LE CREPUSCULE DES COLTS





«- Je suis là pour civiliser le pays. Par la force si nécessaire. »

The Proposition, tourné en 2005 par John Hillcoat, réalisateur australien de La Route – actuellement sur les écrans –, débarque en salles seulement maintenant. Peu importe, car l’essentiel est ailleurs et l’occasion de voir sur grand écran un western aussi étrange, opaque, langoureux et viscéral, doit l’emporter.

Scénarisé par le chanteur Nick Cave (qui se charge également de le mettre en musique), The Proposition nous subjugue d’entrée de jeu par son décor lourd, beau, rude : l’outback australien de la fin du XIXe siècle. Celui-ci pèsera de tout son poids sur l’histoire, devenant un partenaire à part entière, rythmant la vie quotidienne et jouant sur les nerfs des différents protagonistes dans une implacable confrontation à la barbarie originelle, entre règlements de compte et rédemption finale. Si le western change de continent et procède à quelques transferts (des indiens d’Amérique nous passons aux aborigènes d’Australie), il n’oublie pas sa filiation. Univers macho, petite ville perdue au milieu de nulle part, hors-la-loi, chasseur de prime, justice incarnée par l’ordre en place. Pourtant ce nouveau cadre impose une lecture différente qui, guidée par une force tellurique quasi mystique, se rapproche de l’œuvre métaphysique. Les personnages se retrouvent en face de leur contradiction dans une nature imposante capable de magnifier cette violence schizophrène d’hommes sur d’autres hommes.

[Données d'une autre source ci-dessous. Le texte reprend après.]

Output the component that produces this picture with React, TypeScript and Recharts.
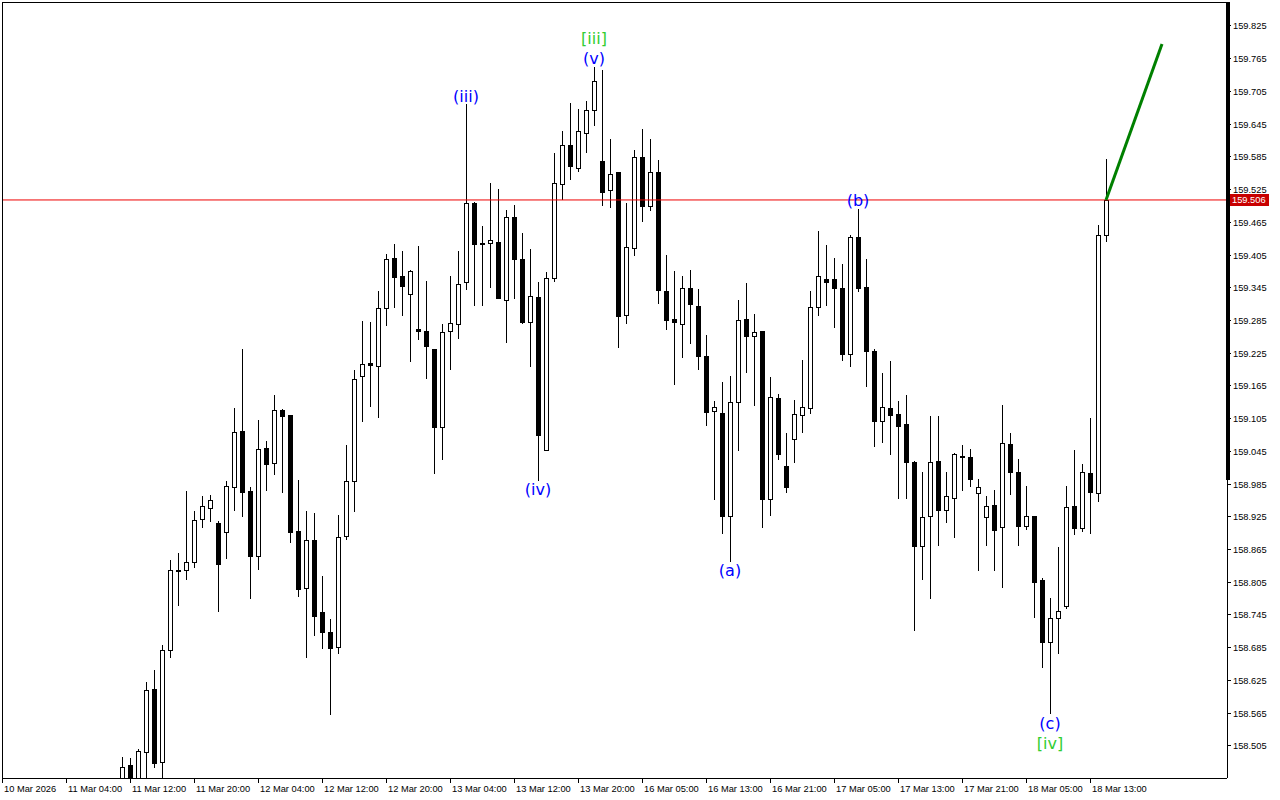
import React from 'react';
import {
  ComposedChart,
  Bar,
  Line,
  XAxis,
  YAxis,
  ReferenceLine,
  ReferenceDot,
} from 'recharts';

// H1 bars; slot 0 = 10 Mar 20:00. Bars before slot 15 sit below the visible scale.
const firstSlot = 15;

const opens = [
  158.430, 158.470, 158.440, 158.494, 158.610, 158.476, 158.681, 158.827, 158.827, 158.842,
  158.921, 158.941, 158.914, 158.897, 158.979, 159.083, 158.973, 158.854, 159.051, 159.023,
  159.120, 159.111, 158.899, 158.794, 158.882, 158.750, 158.713, 158.687, 158.889, 158.990,
  159.184, 159.207, 159.202, 159.307, 159.399, 159.366, 159.334, 159.270, 159.266, 159.232,
  159.089, 159.265, 159.278, 159.355, 159.501, 159.427, 159.427, 159.428, 159.323, 159.475,
  159.398, 159.283, 159.328, 159.048, 159.362, 159.536, 159.606, 159.565, 159.628, 159.671,
  159.578, 159.524, 159.557, 159.295, 159.418, 159.585, 159.494, 159.557, 159.339, 159.288,
  159.279, 159.344, 159.311, 159.219, 159.119, 159.115, 158.926, 159.135, 159.288, 159.256,
  159.266, 158.958, 159.143, 159.018, 159.067, 159.111, 159.125, 159.309, 159.361, 159.361,
  159.344, 159.224, 159.438, 159.347, 159.229, 159.100, 159.124, 159.113, 159.095, 159.026,
  158.871, 158.926, 159.027, 158.938, 158.960, 159.037, 159.035, 158.969, 158.925, 158.947,
  158.907, 159.058, 159.007, 158.908, 158.926, 158.809, 158.695, 158.739, 158.762, 158.945,
  158.904, 159.006, 158.969, 159.441,
];
const highs = [
  158.485, 158.483, 158.500, 158.622, 158.644, 158.690, 158.845, 158.859, 158.973, 158.936,
  158.963, 158.965, 158.918, 158.991, 159.124, 159.233, 158.979, 159.102, 159.064, 159.148,
  159.123, 159.112, 158.992, 158.936, 158.932, 158.817, 158.738, 158.929, 159.057, 159.194,
  159.284, 159.282, 159.339, 159.406, 159.425, 159.413, 159.378, 159.421, 159.358, 159.233,
  159.278, 159.366, 159.413, 159.682, 159.502, 159.458, 159.537, 159.526, 159.487, 159.497,
  159.445, 159.416, 159.356, 159.373, 159.593, 159.633, 159.684, 159.672, 159.688, 159.750,
  159.745, 159.618, 159.557, 159.500, 159.598, 159.636, 159.617, 159.579, 159.405, 159.376,
  159.367, 159.377, 159.343, 159.259, 159.138, 159.172, 159.183, 159.322, 159.354, 159.297,
  159.266, 159.182, 159.150, 159.079, 159.139, 159.212, 159.339, 159.449, 159.423, 159.399,
  159.388, 159.442, 159.490, 159.398, 159.233, 159.188, 159.211, 159.138, 159.149, 159.028,
  159.007, 159.110, 159.110, 159.008, 159.042, 159.057, 159.050, 158.995, 158.963, 158.974,
  159.130, 159.079, 159.031, 158.981, 158.926, 158.813, 158.776, 158.870, 158.981, 159.048,
  159.022, 159.106, 159.460, 159.581,
];
const lows = [
  158.420, 158.425, 158.435, 158.430, 158.465, 158.440, 158.666, 158.762, 158.809, 158.831,
  158.904, 158.915, 158.751, 158.848, 158.936, 158.924, 158.775, 158.828, 158.973, 159.002,
  158.968, 158.877, 158.778, 158.666, 158.706, 158.682, 158.562, 158.673, 158.883, 158.934,
  159.098, 159.127, 159.107, 159.275, 159.307, 159.294, 159.209, 159.249, 159.177, 159.004,
  159.029, 159.194, 159.251, 159.340, 159.311, 159.312, 159.345, 159.325, 159.244, 159.325,
  159.279, 159.200, 158.991, 159.045, 159.356, 159.505, 159.543, 159.558, 159.593, 159.642,
  159.494, 159.492, 159.234, 159.279, 159.403, 159.466, 159.485, 159.315, 159.267, 159.166,
  159.217, 159.241, 159.194, 159.092, 158.955, 158.894, 158.843, 159.046, 159.188, 159.128,
  158.905, 158.927, 159.029, 158.968, 159.023, 159.078, 159.113, 159.294, 159.311, 159.272,
  159.210, 159.200, 159.338, 159.163, 159.053, 159.061, 159.039, 158.958, 158.958, 158.715,
  158.809, 158.775, 158.872, 158.914, 158.887, 158.973, 158.979, 158.825, 158.871, 158.826,
  158.795, 158.965, 158.872, 158.900, 158.740, 158.647, 158.563, 158.674, 158.756, 158.891,
  158.898, 158.893, 158.952, 159.429,
];
const closes = [
  158.467, 158.435, 158.496, 158.607, 158.473, 158.681, 158.827, 158.828, 158.842, 158.919,
  158.944, 158.956, 158.839, 158.981, 159.080, 158.971, 158.853, 159.050, 159.022, 159.120,
  159.109, 158.897, 158.793, 158.882, 158.743, 158.713, 158.685, 158.888, 158.991, 159.178,
  159.205, 159.204, 159.307, 159.398, 159.365, 159.348, 159.376, 159.265, 159.238, 159.089,
  159.263, 159.281, 159.351, 159.501, 159.426, 159.425, 159.432, 159.327, 159.475, 159.397,
  159.283, 159.329, 159.075, 159.362, 159.537, 159.606, 159.568, 159.633, 159.671, 159.725,
  159.521, 159.554, 159.294, 159.420, 159.585, 159.494, 159.557, 159.340, 159.285, 159.282,
  159.344, 159.316, 159.219, 159.118, 159.127, 158.927, 159.135, 159.285, 159.257, 159.263,
  158.958, 159.145, 159.041, 158.979, 159.113, 159.127, 159.310, 159.366, 159.356, 159.345,
  159.224, 159.438, 159.345, 159.229, 159.100, 159.127, 159.111, 159.092, 159.026, 158.871,
  158.924, 159.025, 158.938, 158.963, 159.040, 159.035, 158.995, 158.980, 158.944, 158.900,
  159.061, 159.007, 158.908, 158.926, 158.806, 158.695, 158.739, 158.753, 158.943, 158.904,
  159.007, 158.970, 159.441, 159.506,
];

const timeTicks = [0, 8, 16, 24, 32, 40, 48, 56, 64, 72, 80, 88, 96, 104, 112, 120, 128, 136];
const timeLabels = [
  '10 Mar 2026', '11 Mar 04:00', '11 Mar 12:00', '11 Mar 20:00', '12 Mar 04:00', '12 Mar 12:00',
  '12 Mar 20:00', '13 Mar 04:00', '13 Mar 12:00', '13 Mar 20:00', '16 Mar 05:00', '16 Mar 13:00',
  '16 Mar 21:00', '17 Mar 05:00', '17 Mar 13:00', '17 Mar 21:00', '18 Mar 05:00', '18 Mar 13:00',
];
const priceTicks = [
  158.505, 158.565, 158.625, 158.685, 158.745, 158.805, 158.865, 158.925, 158.985, 159.045,
  159.105, 159.165, 159.225, 159.285, 159.345, 159.405, 159.465, 159.525, 159.585, 159.645,
  159.705, 159.765, 159.825,
];

const bidPrice = 159.506;
// projected leg: from the last close to the target
const forecastSlots = [138, 145];
const forecastPrices = [159.506, 159.792];

// wave labels: slot, anchored at the bar's high or low, pixel offset, colour
const waveText = ['(iii)', '[iii]', '(v)', '(iv)', '(a)', '(b)', '(c)', '[iv]'];
const waveSlot = [58, 74, 74, 67, 91, 107, 131, 131];
const waveAt = ['high', 'high', 'high', 'low', 'low', 'high', 'low', 'low'];
const waveOffset = [-8, -29, -9, 8, 8, -9, 9, 29];
const waveColor = ['#0000ff', '#32cd32', '#0000ff', '#0000ff', '#0000ff', '#0000ff', '#0000ff', '#32cd32'];

const candles = opens.map((o, k) => ({
  i: firstSlot + k,
  o,
  h: highs[k],
  l: lows[k],
  c: closes[k],
}));

const forecast = forecastSlots.map((i, k) => ({ i, f: forecastPrices[k] }));

const FONT = '"Liberation Sans", Arial, sans-serif';

function Candle(props: any) {
  const { x, y, width, height, payload } = props;
  if (!payload || !isFinite(y)) return null;
  const { o, h, l, c } = payload;
  const yTop = height >= 0 ? y : y + height;
  const span = h - l;
  const k = span > 0 ? Math.abs(height) / span : 0;
  const toY = (p: number) => yTop + (h - p) * k;
  const cx = Math.round(x + width / 2);
  const bt = Math.round(toY(Math.max(o, c)));
  const bb = Math.max(Math.round(toY(Math.min(o, c))), bt + 1);
  const up = c >= o;
  return (
    <g shapeRendering="crispEdges">
      <line x1={cx + 0.5} x2={cx + 0.5} y1={Math.round(toY(h))} y2={Math.round(toY(l))} stroke="#000" strokeWidth={1} />
      {up ? (
        <rect x={cx - 1.5} y={bt + 0.5} width={4} height={bb - bt} fill="#fff" stroke="#000" strokeWidth={1} />
      ) : (
        <rect x={cx - 2} y={bt} width={5} height={bb - bt + 1} fill="#000" />
      )}
    </g>
  );
}

const XTick = ({ x, y, payload }: any) => {
  const idx = timeTicks.indexOf(payload.value);
  return (
    <text x={x + 2} y={y + 7} fontSize={9.3} fontFamily={FONT} fill="#000" textAnchor="start">
      {timeLabels[idx]}
    </text>
  );
};

const YTick = ({ x, y, payload }: any) => (
  <text x={x} y={y + 3.5} fontSize={9.3} fontFamily={FONT} fill="#000" textAnchor="start">
    {payload.value.toFixed(3)}
  </text>
);

const BidLabel = ({ viewBox }: any) => {
  const right = viewBox.x + viewBox.width;
  return (
    <g>
      <rect x={right + 2} y={Math.round(viewBox.y) - 6} width={40} height={12} fill="#c80000" />
      <text x={right + 5} y={viewBox.y + 3.5} fontSize={9.3} fontFamily={FONT} fill="#fff">
        {bidPrice.toFixed(3)}
      </text>
    </g>
  );
};

const crisp = { stroke: '#000', shapeRendering: 'crispEdges' } as any;

export default function App() {
  return (
    <div style={{ position: 'relative', width: 1280, height: 800, background: '#fff', fontFamily: FONT }}>
      <style>{'body{margin:0}'}</style>
      <ComposedChart
        width={1280}
        height={800}
        data={candles}
        margin={{ top: 2, right: 0, left: 2, bottom: 0 }}
      >
        <XAxis
          type="number"
          dataKey="i"
          domain={[0, 153.125]}
          ticks={timeTicks}
          interval={0}
          allowDataOverflow
          height={22}
          tickSize={5}
          tick={<XTick />}
          axisLine={crisp}
          tickLine={crisp}
        />
        <YAxis
          orientation="right"
          type="number"
          domain={[158.446, 159.869]}
          ticks={priceTicks}
          interval={0}
          allowDataOverflow
          width={53}
          tickSize={4}
          tick={<YTick />}
          axisLine={crisp}
          tickLine={crisp}
        />
        <ReferenceLine y={bidPrice} stroke="#ee0000" strokeWidth={1} label={<BidLabel />} />
        <Bar
          dataKey={(d: any) => [d.l, d.h]}
          barSize={5}
          shape={<Candle />}
          isAnimationActive={false}
        />
        <Line
          data={forecast}
          dataKey="f"
          stroke="#008000"
          strokeWidth={3}
          dot={false}
          activeDot={false}
          isAnimationActive={false}
        />
        {waveText.map((t, n) => {
          const bar = candles[waveSlot[n] - firstSlot];
          const price = waveAt[n] === 'high' ? bar.h : bar.l;
          return (
            <ReferenceDot
              key={t + n}
              x={waveSlot[n]}
              y={price}
              r={1}
              shape={(p: any) => (
                <text
                  x={p.cx}
                  y={p.cy + waveOffset[n] + 6}
                  textAnchor="middle"
                  fontSize={16}
                  fontFamily='"DejaVu Sans", sans-serif'
                  fill={waveColor[n]}
                >
                  {t}
                </text>
              )}
            />
          );
        })}
      </ComposedChart>
      <div
        style={{
          position: 'absolute',
          left: 2,
          top: 2,
          width: 1225,
          height: 776,
          borderTop: '1px solid #000',
          borderLeft: '1px solid #000',
          pointerEvents: 'none',
        }}
      />
      <div style={{ position: 'absolute', left: 1226, top: 2, width: 4, height: 478, background: '#000' }} />
    </div>
  );
}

Des images stupéfiantes de beauté
La confrontation se concentre autour d’un trio lié par le sang, la vengeance et la mort. L’autorité militaire – celle de sa Majesté – incarnée magistralement par un Ray Winstone tout en puissance se voit opposer à celle des deux bandits, condamnés et frères de sang, dont le destin commun prendra des trajectoires différentes. Au-delà du triangle scénaristique d’un film âpre mélangeant plusieurs thématiques (racisme, inégalités, violence dans les rapports sociaux), Hillcoat interroge le bien fondé d’une logique civilisationnelle dans cet enfer désertique. L’âme humaine n’est ni bonne ni mauvaise, elle évolue au-delà des frontières qui définissent communément la morale pour naviguer vers l’insondable. Le capitaine Stanley en proie aux doutes n’est pas cette brute que laissait présager l’ouverture du film. De même que Charlie Burns (interprété par un Guy Pearce envoûtant) ne peut continuer à légitimer les actes barbares de son frère aîné, Arthur Burns (parfait Danny Huston). Le récit s’efforce d’arpenter les chemins de chaque personnage pour composer une symphonie humaine complexe où la violence des uns répond à l’inaction des autres.

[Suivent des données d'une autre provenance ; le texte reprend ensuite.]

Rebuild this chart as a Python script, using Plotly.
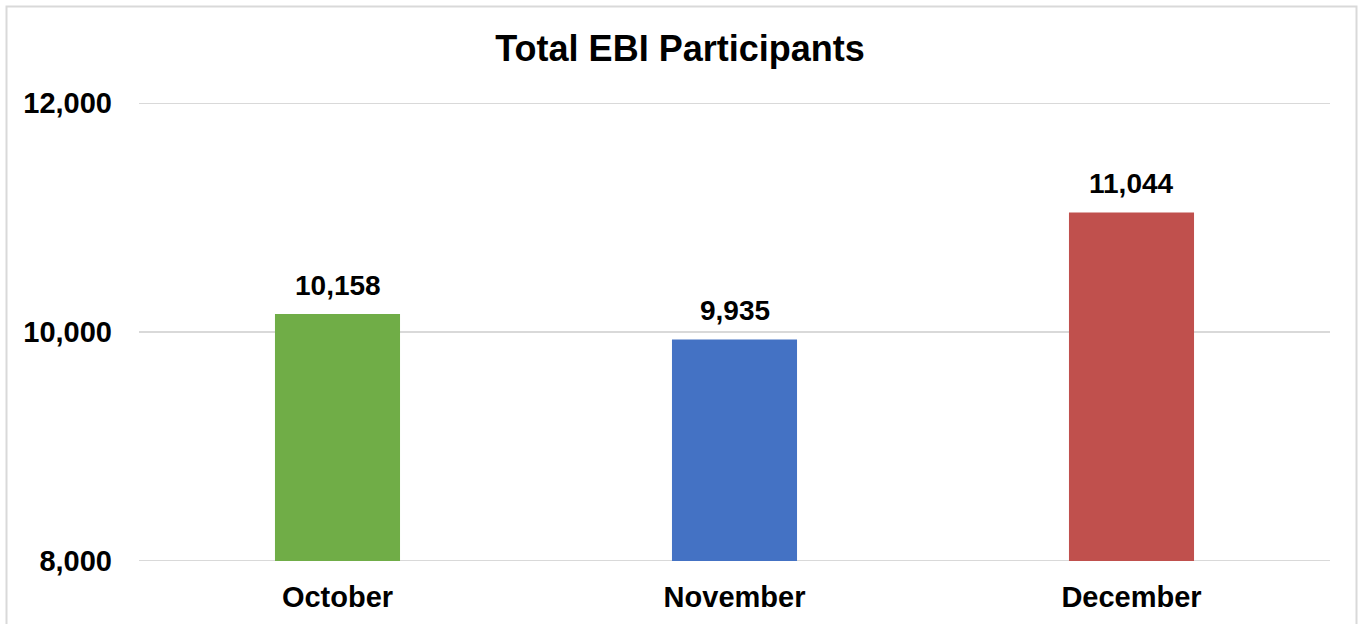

Pour retranscrire une telle atmosphère, louons la puissance de certaines images stupéfiantes de beauté . Elles s’inscrivent dans le cours d’un récit à la chaleur étouffante magnifiant une étendue de terre aride virant continuellement au confinement des sens. L’horizon crépusculaire devient le juge de paix d’un affrontement tout aussi physique que symbolique. La caméra du cinéaste capte ainsi les brisures d’un monde à l’héroïsme tragique dont la morale, bafouée par ceux qui la défende, fait penser au cinéma d’un Sam Pekinpah. La posture presque contemplative de ces antihéros, tous embarqués dans le tourbillon d’une nature belle, sauvage, inégalitaire, ne peut faire oublier la violence quotidienne d’un monde en construction. Malick n’est plus très loin, Pollack non plus. Culture et nature sont indissociables. Par cette imbrication quasi organique, The Proposition se livre tel qu’il est, à savoir un grand western hanté par la place de l’homme sur cette terre.